Categories
Announcements Uncategorized

Leadership Award 2021

In 2021 the AHRC awarded a Leadership Fellowship.

The metamodernism network is a global collection of scholars and artists interested in the legacies of modernism and critical engagements with post-postmodernism. It is funded by the Arts and Humanities Research Council in the UK.

Metamodernism has gained impetus over the past ten years as a way of understanding what is happening in contemporary literature and culture. Tim Vermeulen and Robin van den Akker proposed in 2010 that metamodernism attempts to account for the emergence of a wider ‘structure of feeling’ in the twenty-first century that responds to our historicity, and which is bound up with the aftermaths of 9/11, the financial crash and austerity. Over a decade later, the different critical versions of metamodernism require refining. Does the term refer productively to the legacies of modernism in the twenty-first century, the advent of post-postmodernism, or both? Can these different approaches’ positions be reconciled? Or does the divergence signal the need for an alternative critical vocabulary? 

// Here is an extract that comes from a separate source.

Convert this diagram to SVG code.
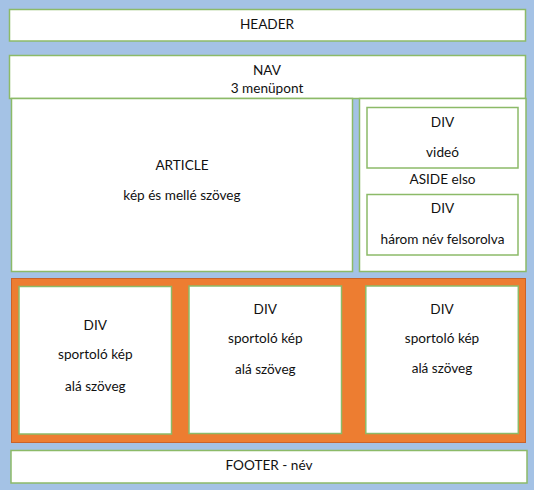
<svg xmlns="http://www.w3.org/2000/svg" width="534" height="490" viewBox="0 0 534 490">
<style>
.box{fill:#ffffff;stroke:#8cba68;stroke-width:1.5}
.orange{fill:#ed7d31;stroke:#c9632a;stroke-width:1}
text{font-family:Lato,"Open Sans","Liberation Sans",sans-serif;font-size:13.6px;fill:#111111;text-anchor:middle}
</style>
<rect x="0" y="0" width="534" height="490" fill="#a4c2e5"/>
<g id="header"><rect class="box" x="9.5" y="9.5" width="516" height="31.5"/><text x="267" y="28.5">HEADER</text></g>
<g id="nav"><rect class="box" x="9.5" y="55.5" width="516" height="43"/><text x="267" y="75">NAV</text><text x="267" y="92.7">3 menüpont</text></g>
<g id="article"><rect class="box" x="11.5" y="98.5" width="341" height="173"/><text x="182" y="169.5">ARTICLE</text><text x="182" y="200">kép és mellé szöveg</text></g>
<g id="aside"><rect class="box" x="359.5" y="98.5" width="166.5" height="173"/><text x="442.5" y="184">ASIDE elso</text></g>
<g id="aside-div1"><rect class="box" x="367" y="107.5" width="151" height="60.5"/><text x="442.5" y="126.7">DIV</text><text x="442.5" y="156.7">videó</text></g>
<g id="aside-div2"><rect class="box" x="367" y="194.5" width="151" height="60.5"/><text x="442.5" y="213.3">DIV</text><text x="442.5" y="244">három név felsorolva</text></g>
<g id="section"><rect class="orange" x="11.5" y="278.5" width="514" height="164"/></g>
<g id="div-a"><rect class="box" x="19" y="286.5" width="152.5" height="147.5"/><text x="95.3" y="330">DIV</text><text x="95.3" y="359.3">sportoló kép</text><text x="95.3" y="390.7">alá szöveg</text></g>
<g id="div-b"><rect class="box" x="189" y="286" width="152.5" height="147.5"/><text x="265.3" y="314.3">DIV</text><text x="265.3" y="343.3">sportoló kép</text><text x="265.3" y="374">alá szöveg</text></g>
<g id="div-c"><rect class="box" x="365.8" y="286" width="152.5" height="147.5"/><text x="442" y="314">DIV</text><text x="442" y="343.3">sportoló kép</text><text x="442" y="373.3">alá szöveg</text></g>
<g id="footer"><rect class="box" x="11" y="450.5" width="516" height="32.5"/><text x="269" y="470">FOOTER - név</text></g>
<g id="connectors"></g>
</svg>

During 2018-19, the AHRC funded a European research network to formulate a multidisciplinary response to the diverse meanings of metamodernism. In 2021, the AHRC awarded a Leadership Fellowship to Professor Antony Rowland from Manchester Metropolitan University to continue the network with Dr Usha Wilbers and Dr Dennis Kersten at Radboud University (Nijmegen).  

The metamodernism network includes academics working in the area of contemporary literature, culture and art, non-academics and creative practitioners such as architects, creative writers, and avant-garde artists. Participants come from the United States, Canada, South Africa, Japan, Russia, Australia, The Netherlands, Germany, China, Belgium, Sweden and Poland, collectively representing a broad range of disciplines that includes literary and cultural studies, American studies, women’s studies, philosophy, sociology, film studies and fine art.